start Records for processing

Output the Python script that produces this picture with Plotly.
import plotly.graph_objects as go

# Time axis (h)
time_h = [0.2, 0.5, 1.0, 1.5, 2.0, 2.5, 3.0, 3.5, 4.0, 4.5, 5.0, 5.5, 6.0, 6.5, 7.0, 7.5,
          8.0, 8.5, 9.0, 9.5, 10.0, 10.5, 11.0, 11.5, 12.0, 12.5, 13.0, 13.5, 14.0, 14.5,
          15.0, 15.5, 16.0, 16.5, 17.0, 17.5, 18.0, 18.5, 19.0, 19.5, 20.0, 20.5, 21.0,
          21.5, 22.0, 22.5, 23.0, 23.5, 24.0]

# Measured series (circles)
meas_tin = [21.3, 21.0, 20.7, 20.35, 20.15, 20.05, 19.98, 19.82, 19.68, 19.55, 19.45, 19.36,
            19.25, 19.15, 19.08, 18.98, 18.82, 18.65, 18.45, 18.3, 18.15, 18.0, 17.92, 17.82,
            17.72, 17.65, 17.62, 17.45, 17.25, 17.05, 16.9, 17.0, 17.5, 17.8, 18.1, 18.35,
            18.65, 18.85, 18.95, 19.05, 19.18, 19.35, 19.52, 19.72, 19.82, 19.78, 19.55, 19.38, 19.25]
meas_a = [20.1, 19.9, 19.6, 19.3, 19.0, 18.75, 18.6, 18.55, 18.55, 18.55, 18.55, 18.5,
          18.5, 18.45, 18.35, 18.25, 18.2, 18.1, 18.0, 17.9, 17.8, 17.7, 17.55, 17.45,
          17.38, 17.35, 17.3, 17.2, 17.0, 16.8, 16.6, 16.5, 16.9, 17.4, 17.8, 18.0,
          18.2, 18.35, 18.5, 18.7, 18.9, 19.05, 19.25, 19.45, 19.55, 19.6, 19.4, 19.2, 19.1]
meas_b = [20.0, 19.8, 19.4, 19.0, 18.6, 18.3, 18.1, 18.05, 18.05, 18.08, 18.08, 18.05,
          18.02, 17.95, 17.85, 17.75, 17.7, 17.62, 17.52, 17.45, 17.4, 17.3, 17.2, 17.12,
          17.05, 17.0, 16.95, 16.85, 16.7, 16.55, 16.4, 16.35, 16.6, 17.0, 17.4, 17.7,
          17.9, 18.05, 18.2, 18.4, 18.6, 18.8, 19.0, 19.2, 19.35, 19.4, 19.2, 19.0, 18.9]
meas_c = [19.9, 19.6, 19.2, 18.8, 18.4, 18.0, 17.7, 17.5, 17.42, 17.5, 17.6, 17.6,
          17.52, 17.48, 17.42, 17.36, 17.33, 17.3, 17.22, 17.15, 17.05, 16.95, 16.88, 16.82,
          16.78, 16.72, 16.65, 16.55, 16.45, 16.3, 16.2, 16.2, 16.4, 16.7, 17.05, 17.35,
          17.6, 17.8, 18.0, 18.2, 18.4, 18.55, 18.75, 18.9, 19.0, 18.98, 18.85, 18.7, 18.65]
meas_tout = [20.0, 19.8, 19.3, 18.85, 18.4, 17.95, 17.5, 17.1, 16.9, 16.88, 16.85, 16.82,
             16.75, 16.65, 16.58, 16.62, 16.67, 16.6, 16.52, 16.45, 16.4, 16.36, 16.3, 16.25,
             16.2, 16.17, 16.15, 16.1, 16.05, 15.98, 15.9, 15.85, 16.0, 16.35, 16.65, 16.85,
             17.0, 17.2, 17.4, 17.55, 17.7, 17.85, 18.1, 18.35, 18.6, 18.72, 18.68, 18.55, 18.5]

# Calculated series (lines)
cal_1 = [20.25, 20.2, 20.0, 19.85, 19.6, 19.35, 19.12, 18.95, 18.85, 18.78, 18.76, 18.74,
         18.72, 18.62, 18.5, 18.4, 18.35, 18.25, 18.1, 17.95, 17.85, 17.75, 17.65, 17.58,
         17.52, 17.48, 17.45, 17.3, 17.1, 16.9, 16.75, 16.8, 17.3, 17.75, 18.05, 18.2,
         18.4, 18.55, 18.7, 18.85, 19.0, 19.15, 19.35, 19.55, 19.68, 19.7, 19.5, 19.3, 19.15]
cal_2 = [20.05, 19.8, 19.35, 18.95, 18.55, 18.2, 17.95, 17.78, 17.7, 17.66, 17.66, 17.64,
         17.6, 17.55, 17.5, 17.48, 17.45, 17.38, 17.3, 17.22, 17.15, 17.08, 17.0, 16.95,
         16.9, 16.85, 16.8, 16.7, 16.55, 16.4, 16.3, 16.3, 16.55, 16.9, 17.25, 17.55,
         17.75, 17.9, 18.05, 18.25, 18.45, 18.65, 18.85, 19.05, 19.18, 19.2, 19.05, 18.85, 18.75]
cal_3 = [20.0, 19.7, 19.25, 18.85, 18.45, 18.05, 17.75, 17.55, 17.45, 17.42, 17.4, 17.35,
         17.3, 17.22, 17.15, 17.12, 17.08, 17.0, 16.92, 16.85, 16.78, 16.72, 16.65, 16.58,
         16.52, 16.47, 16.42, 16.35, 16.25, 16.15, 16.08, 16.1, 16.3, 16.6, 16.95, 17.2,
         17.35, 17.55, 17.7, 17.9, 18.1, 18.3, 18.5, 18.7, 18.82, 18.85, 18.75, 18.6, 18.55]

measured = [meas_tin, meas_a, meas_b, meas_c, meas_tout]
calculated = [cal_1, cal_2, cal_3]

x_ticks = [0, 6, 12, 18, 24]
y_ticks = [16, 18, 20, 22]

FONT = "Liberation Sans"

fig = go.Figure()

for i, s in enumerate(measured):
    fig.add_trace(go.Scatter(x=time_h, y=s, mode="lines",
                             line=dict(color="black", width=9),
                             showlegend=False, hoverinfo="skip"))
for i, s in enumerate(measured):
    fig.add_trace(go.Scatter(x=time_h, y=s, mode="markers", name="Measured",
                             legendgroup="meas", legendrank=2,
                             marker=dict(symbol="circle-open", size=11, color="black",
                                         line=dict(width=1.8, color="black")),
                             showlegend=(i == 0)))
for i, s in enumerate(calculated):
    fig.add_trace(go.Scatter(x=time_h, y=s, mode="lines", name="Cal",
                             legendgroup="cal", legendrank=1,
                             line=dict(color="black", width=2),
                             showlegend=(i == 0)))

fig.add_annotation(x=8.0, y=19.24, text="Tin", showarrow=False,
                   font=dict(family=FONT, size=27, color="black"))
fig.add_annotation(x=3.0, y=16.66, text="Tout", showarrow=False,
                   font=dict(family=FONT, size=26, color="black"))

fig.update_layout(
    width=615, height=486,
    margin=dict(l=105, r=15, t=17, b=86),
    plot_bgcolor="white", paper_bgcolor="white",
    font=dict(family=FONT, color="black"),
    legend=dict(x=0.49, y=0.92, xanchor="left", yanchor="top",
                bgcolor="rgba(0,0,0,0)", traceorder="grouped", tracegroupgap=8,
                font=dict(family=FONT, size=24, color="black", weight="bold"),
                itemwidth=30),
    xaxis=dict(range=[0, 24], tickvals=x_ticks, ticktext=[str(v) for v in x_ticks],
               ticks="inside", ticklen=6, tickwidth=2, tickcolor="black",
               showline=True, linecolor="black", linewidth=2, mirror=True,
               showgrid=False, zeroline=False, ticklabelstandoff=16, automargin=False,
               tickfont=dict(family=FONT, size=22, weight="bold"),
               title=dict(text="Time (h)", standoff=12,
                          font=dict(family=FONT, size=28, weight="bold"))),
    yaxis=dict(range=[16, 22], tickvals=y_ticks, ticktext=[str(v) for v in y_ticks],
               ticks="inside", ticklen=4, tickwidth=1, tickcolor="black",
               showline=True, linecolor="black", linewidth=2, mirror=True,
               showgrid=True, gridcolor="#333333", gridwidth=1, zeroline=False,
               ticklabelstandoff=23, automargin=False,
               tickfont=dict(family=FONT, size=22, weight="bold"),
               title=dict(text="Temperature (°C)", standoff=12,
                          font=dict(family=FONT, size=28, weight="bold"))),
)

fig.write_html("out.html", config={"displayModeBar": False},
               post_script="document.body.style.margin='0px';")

end Records for processing
start Records for processing

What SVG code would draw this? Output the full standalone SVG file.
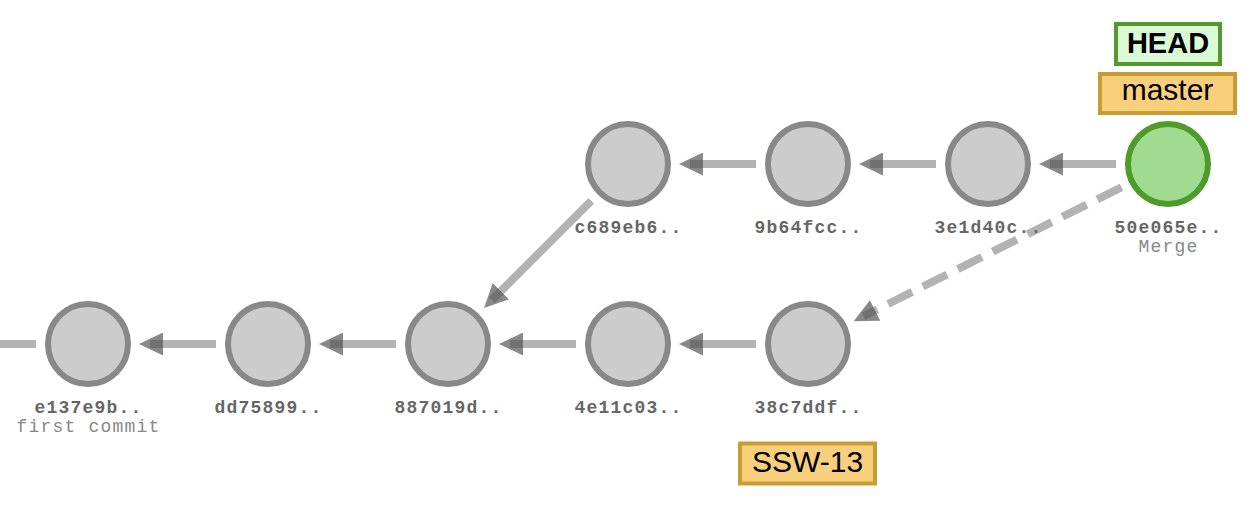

end Records for processing

• **Direction**:
Look back at the data above. Transcribe exactly the lines starting at the line that contains "Output the Python" and ending at the line that contains "18.68, 18.55, 18.5]".

• **Reply**:
Output the Python script that produces this picture with Plotly.
import plotly.graph_objects as go

# Time axis (h)
time_h = [0.2, 0.5, 1.0, 1.5, 2.0, 2.5, 3.0, 3.5, 4.0, 4.5, 5.0, 5.5, 6.0, 6.5, 7.0, 7.5,
          8.0, 8.5, 9.0, 9.5, 10.0, 10.5, 11.0, 11.5, 12.0, 12.5, 13.0, 13.5, 14.0, 14.5,
          15.0, 15.5, 16.0, 16.5, 17.0, 17.5, 18.0, 18.5, 19.0, 19.5, 20.0, 20.5, 21.0,
          21.5, 22.0, 22.5, 23.0, 23.5, 24.0]

# Measured series (circles)
meas_tin = [21.3, 21.0, 20.7, 20.35, 20.15, 20.05, 19.98, 19.82, 19.68, 19.55, 19.45, 19.36,
            19.25, 19.15, 19.08, 18.98, 18.82, 18.65, 18.45, 18.3, 18.15, 18.0, 17.92, 17.82,
            17.72, 17.65, 17.62, 17.45, 17.25, 17.05, 16.9, 17.0, 17.5, 17.8, 18.1, 18.35,
            18.65, 18.85, 18.95, 19.05, 19.18, 19.35, 19.52, 19.72, 19.82, 19.78, 19.55, 19.38, 19.25]
meas_a = [20.1, 19.9, 19.6, 19.3, 19.0, 18.75, 18.6, 18.55, 18.55, 18.55, 18.55, 18.5,
          18.5, 18.45, 18.35, 18.25, 18.2, 18.1, 18.0, 17.9, 17.8, 17.7, 17.55, 17.45,
          17.38, 17.35, 17.3, 17.2, 17.0, 16.8, 16.6, 16.5, 16.9, 17.4, 17.8, 18.0,
          18.2, 18.35, 18.5, 18.7, 18.9, 19.05, 19.25, 19.45, 19.55, 19.6, 19.4, 19.2, 19.1]
meas_b = [20.0, 19.8, 19.4, 19.0, 18.6, 18.3, 18.1, 18.05, 18.05, 18.08, 18.08, 18.05,
          18.02, 17.95, 17.85, 17.75, 17.7, 17.62, 17.52, 17.45, 17.4, 17.3, 17.2, 17.12,
          17.05, 17.0, 16.95, 16.85, 16.7, 16.55, 16.4, 16.35, 16.6, 17.0, 17.4, 17.7,
          17.9, 18.05, 18.2, 18.4, 18.6, 18.8, 19.0, 19.2, 19.35, 19.4, 19.2, 19.0, 18.9]
meas_c = [19.9, 19.6, 19.2, 18.8, 18.4, 18.0, 17.7, 17.5, 17.42, 17.5, 17.6, 17.6,
          17.52, 17.48, 17.42, 17.36, 17.33, 17.3, 17.22, 17.15, 17.05, 16.95, 16.88, 16.82,
          16.78, 16.72, 16.65, 16.55, 16.45, 16.3, 16.2, 16.2, 16.4, 16.7, 17.05, 17.35,
          17.6, 17.8, 18.0, 18.2, 18.4, 18.55, 18.75, 18.9, 19.0, 18.98, 18.85, 18.7, 18.65]
meas_tout = [20.0, 19.8, 19.3, 18.85, 18.4, 17.95, 17.5, 17.1, 16.9, 16.88, 16.85, 16.82,
             16.75, 16.65, 16.58, 16.62, 16.67, 16.6, 16.52, 16.45, 16.4, 16.36, 16.3, 16.25,
             16.2, 16.17, 16.15, 16.1, 16.05, 15.98, 15.9, 15.85, 16.0, 16.35, 16.65, 16.85,
             17.0, 17.2, 17.4, 17.55, 17.7, 17.85, 18.1, 18.35, 18.6, 18.72, 18.68, 18.55, 18.5]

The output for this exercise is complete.